#### To do:
Your task is to retype, word for word, the lines from the start of the data through the line holding "model: Paraffins-to-Olefins ratio</div>". Do not include the pictures.

#### Provided material:
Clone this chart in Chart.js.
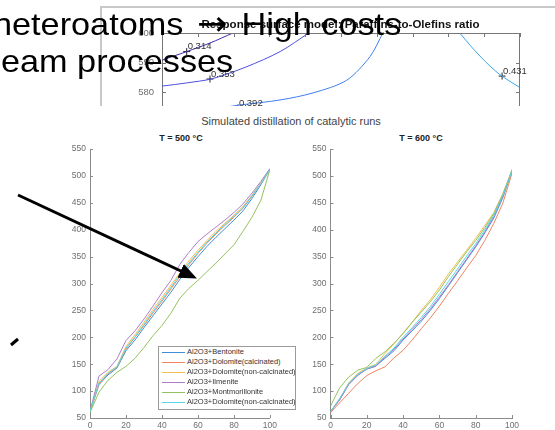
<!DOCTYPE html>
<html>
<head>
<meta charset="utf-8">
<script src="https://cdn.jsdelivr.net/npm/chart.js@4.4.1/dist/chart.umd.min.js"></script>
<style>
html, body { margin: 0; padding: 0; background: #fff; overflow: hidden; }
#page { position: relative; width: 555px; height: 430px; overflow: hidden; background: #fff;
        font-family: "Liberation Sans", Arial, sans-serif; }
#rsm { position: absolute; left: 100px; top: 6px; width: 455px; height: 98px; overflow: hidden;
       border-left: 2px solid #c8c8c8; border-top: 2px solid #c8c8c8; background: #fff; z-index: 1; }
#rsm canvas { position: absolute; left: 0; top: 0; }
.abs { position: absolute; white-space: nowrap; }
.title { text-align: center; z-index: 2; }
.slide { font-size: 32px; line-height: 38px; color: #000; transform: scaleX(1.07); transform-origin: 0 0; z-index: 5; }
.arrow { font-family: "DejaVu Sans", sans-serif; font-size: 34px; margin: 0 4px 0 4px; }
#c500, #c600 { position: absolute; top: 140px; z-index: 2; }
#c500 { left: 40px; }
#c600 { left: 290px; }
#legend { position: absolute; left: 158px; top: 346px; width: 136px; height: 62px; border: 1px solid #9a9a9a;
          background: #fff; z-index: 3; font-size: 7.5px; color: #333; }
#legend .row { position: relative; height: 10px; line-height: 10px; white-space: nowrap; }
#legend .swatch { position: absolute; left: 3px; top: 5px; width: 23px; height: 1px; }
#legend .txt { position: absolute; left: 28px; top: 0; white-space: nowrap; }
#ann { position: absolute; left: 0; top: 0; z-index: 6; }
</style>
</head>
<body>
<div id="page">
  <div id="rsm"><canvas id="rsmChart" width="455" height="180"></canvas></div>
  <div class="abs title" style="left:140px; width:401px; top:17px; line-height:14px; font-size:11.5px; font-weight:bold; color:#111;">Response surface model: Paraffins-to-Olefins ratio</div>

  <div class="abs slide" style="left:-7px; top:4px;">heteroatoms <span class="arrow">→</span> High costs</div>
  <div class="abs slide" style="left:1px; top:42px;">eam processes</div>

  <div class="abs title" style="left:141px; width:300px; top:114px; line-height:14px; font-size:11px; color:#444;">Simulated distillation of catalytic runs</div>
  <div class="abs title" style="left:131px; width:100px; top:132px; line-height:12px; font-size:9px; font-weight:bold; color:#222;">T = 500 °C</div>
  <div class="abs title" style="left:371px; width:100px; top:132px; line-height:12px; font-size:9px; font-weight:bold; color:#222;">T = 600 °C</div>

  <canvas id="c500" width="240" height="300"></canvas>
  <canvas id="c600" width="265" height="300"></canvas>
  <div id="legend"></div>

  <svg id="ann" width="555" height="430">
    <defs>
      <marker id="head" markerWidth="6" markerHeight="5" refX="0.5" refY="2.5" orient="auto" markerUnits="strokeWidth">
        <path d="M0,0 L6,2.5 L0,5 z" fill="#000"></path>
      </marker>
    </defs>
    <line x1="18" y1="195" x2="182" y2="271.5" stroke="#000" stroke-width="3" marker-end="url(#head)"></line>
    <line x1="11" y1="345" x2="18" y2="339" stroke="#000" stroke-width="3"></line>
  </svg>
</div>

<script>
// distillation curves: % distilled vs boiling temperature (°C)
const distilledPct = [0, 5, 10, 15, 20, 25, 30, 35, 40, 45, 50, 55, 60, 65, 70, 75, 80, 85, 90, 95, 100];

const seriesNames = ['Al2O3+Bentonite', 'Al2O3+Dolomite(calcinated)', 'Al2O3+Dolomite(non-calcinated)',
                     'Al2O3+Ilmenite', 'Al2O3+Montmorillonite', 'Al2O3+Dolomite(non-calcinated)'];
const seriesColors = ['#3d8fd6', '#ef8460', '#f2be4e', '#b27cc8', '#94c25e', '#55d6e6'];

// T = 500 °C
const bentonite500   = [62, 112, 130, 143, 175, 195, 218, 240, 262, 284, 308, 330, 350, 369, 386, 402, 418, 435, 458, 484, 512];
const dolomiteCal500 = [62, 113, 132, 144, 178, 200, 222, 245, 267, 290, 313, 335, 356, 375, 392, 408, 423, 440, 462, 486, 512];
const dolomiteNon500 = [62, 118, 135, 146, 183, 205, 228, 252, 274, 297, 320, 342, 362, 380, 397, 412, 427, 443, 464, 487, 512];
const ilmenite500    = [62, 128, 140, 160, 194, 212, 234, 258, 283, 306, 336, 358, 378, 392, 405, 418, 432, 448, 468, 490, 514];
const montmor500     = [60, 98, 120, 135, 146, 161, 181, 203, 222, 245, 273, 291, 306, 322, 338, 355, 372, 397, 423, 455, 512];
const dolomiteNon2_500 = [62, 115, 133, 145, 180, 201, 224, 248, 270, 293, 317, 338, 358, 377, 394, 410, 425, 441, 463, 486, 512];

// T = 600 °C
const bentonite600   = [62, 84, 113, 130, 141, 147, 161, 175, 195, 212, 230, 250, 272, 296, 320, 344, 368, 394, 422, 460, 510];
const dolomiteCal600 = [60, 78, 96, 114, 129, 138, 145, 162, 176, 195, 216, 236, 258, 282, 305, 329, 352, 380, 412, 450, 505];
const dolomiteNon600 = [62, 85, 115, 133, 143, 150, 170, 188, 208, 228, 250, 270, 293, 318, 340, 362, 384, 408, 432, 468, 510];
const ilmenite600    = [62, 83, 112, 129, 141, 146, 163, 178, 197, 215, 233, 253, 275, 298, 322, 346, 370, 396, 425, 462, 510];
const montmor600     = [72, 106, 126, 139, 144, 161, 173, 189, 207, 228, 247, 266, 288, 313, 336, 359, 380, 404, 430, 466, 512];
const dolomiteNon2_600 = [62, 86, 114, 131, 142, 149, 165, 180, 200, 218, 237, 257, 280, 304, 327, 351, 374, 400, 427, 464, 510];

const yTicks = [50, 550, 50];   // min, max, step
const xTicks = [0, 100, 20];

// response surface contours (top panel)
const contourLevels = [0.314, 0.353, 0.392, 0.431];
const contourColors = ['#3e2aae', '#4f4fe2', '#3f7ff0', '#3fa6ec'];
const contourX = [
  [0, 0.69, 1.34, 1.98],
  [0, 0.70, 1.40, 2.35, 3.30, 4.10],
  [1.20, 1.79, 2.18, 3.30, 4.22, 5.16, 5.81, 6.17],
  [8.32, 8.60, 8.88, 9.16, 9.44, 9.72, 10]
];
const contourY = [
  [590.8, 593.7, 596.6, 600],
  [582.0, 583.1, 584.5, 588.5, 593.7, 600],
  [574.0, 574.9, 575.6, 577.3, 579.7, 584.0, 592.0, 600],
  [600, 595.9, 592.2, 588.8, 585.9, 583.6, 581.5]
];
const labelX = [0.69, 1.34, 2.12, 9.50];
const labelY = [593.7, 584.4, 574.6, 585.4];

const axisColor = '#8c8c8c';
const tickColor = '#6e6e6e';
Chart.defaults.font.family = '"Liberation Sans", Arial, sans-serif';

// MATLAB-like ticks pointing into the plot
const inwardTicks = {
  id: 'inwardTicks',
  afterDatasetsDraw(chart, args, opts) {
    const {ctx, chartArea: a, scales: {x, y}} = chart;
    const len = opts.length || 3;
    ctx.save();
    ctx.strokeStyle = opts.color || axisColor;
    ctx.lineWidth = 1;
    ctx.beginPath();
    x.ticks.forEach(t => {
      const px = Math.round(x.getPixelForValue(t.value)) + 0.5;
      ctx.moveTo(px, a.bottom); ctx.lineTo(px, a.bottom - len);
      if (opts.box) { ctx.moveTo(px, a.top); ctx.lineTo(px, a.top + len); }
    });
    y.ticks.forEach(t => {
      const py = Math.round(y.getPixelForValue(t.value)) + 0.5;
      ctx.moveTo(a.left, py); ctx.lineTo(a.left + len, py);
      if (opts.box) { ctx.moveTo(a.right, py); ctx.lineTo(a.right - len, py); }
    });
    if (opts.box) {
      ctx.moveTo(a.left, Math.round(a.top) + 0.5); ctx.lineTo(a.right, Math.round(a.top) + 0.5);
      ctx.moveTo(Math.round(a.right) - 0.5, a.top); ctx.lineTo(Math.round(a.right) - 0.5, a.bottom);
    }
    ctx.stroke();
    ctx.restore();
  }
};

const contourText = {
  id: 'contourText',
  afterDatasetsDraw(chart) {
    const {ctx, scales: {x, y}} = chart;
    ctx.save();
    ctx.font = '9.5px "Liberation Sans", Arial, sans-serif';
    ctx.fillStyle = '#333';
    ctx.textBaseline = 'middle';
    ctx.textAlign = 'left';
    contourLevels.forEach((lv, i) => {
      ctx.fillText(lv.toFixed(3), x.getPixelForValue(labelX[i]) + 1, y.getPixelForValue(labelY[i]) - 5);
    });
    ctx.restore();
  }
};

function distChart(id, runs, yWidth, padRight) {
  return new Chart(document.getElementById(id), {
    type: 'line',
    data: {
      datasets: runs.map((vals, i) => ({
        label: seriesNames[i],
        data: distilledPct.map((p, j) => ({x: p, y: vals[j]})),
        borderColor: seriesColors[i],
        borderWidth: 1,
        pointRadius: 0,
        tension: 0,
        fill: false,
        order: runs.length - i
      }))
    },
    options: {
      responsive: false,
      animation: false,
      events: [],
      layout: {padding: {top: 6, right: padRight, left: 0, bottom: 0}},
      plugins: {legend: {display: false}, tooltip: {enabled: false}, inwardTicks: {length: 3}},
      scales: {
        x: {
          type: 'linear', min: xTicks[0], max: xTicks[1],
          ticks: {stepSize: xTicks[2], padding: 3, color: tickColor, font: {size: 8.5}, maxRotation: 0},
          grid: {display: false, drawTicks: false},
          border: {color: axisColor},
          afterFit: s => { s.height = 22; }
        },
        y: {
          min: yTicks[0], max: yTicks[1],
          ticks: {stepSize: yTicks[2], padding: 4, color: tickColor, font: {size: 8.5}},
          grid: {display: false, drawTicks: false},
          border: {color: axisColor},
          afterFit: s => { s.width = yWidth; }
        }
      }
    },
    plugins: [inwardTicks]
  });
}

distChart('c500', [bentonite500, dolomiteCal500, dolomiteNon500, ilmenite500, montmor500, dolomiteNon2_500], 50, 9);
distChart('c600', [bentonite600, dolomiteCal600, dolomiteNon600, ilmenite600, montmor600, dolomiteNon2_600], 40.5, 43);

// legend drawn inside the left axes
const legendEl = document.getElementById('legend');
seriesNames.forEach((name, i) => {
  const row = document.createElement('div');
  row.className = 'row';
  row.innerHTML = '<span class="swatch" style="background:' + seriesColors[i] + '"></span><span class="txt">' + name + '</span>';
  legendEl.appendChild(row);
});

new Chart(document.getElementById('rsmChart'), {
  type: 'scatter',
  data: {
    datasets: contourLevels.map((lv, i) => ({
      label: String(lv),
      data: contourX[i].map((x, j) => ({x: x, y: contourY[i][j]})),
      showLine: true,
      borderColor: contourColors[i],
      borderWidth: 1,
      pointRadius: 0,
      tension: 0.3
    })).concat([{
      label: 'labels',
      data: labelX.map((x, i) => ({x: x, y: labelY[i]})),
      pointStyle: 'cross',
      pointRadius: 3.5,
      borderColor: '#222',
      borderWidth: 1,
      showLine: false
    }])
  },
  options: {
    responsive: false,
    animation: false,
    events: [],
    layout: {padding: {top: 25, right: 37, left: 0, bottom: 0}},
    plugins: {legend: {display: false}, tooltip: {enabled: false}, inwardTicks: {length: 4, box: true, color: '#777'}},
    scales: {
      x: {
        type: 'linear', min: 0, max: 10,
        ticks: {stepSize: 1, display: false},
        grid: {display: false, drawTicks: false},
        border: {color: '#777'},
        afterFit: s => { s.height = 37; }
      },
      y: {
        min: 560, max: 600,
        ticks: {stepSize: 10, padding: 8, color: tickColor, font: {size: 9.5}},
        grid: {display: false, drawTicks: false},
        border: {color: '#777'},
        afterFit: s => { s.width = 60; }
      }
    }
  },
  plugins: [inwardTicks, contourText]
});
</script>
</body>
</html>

#### Response to the exercise:
Clone this chart in Chart.js.
<!DOCTYPE html>
<html>
<head>
<meta charset="utf-8">
<script src="https://cdn.jsdelivr.net/npm/chart.js@4.4.1/dist/chart.umd.min.js"></script>
<style>
html, body { margin: 0; padding: 0; background: #fff; overflow: hidden; }
#page { position: relative; width: 555px; height: 430px; overflow: hidden; background: #fff;
        font-family: "Liberation Sans", Arial, sans-serif; }
#rsm { position: absolute; left: 100px; top: 6px; width: 455px; height: 98px; overflow: hidden;
       border-left: 2px solid #c8c8c8; border-top: 2px solid #c8c8c8; background: #fff; z-index: 1; }
#rsm canvas { position: absolute; left: 0; top: 0; }
.abs { position: absolute; white-space: nowrap; }
.title { text-align: center; z-index: 2; }
.slide { font-size: 32px; line-height: 38px; color: #000; transform: scaleX(1.07); transform-origin: 0 0; z-index: 5; }
.arrow { font-family: "DejaVu Sans", sans-serif; font-size: 34px; margin: 0 4px 0 4px; }
#c500, #c600 { position: absolute; top: 140px; z-index: 2; }
#c500 { left: 40px; }
#c600 { left: 290px; }
#legend { position: absolute; left: 158px; top: 346px; width: 136px; height: 62px; border: 1px solid #9a9a9a;
          background: #fff; z-index: 3; font-size: 7.5px; color: #333; }
#legend .row { position: relative; height: 10px; line-height: 10px; white-space: nowrap; }
#legend .swatch { position: absolute; left: 3px; top: 5px; width: 23px; height: 1px; }
#legend .txt { position: absolute; left: 28px; top: 0; white-space: nowrap; }
#ann { position: absolute; left: 0; top: 0; z-index: 6; }
</style>
</head>
<body>
<div id="page">
  <div id="rsm"><canvas id="rsmChart" width="455" height="180"></canvas></div>
  <div class="abs title" style="left:140px; width:401px; top:17px; line-height:14px; font-size:11.5px; font-weight:bold; color:#111;">Response surface model: Paraffins-to-Olefins ratio</div>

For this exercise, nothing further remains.